Safety and design caution
Supercapacitors can deliver very large currents. Even relatively low-voltage modules can create dangerous fault energy if shorted. Always verify fuse coordination, conductor sizing, creepage and clearance, thermal rise, and protective circuitry. Also confirm inrush control where relevant, especially when connecting a discharged capacitor bank to a low-impedance source.
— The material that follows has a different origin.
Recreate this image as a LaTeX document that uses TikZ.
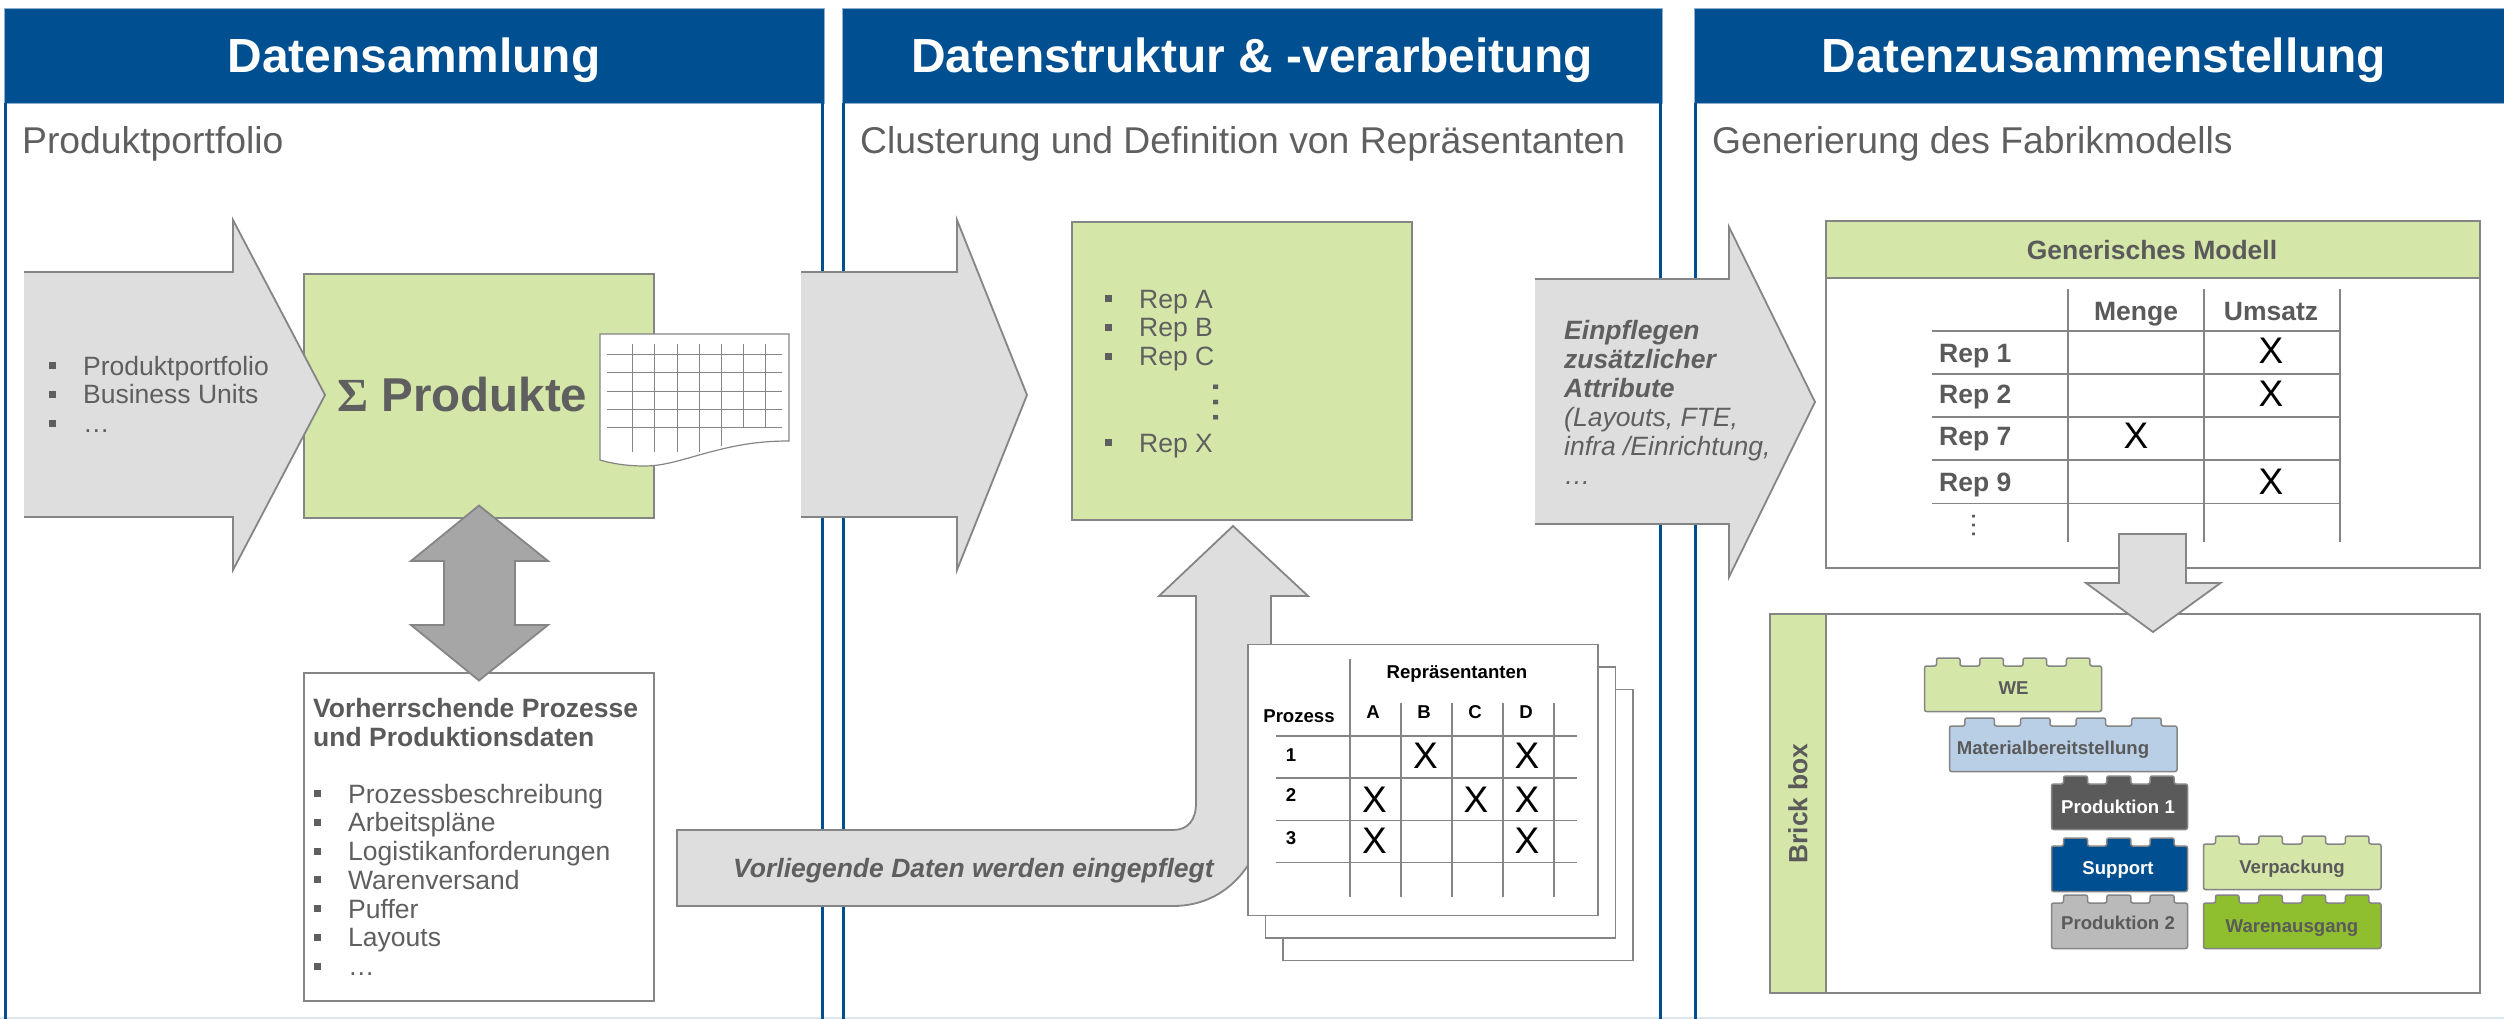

Authoritative references for further study
For readers who want standards-oriented or research-based information, these authoritative sources are useful starting points:
- U.S. Department of Energy: Batteries and Supercapacitors overview
- National Renewable Energy Laboratory report on energy storage technologies
- MIT educational reference on battery specifications and related storage comparisons
Bottom line
A super capacitor charge calculator is most valuable when you use it as part of a disciplined engineering workflow. It lets you estimate charging time from current and capacitance, quantify energy over a realistic voltage window, and identify whether ESR losses are acceptable. For concept design, sizing studies, and early tradeoff analysis, it is extremely effective. For final product qualification, pair these calculations with vendor datasheets, thermal analysis, safety review, and bench validation under real operating conditions.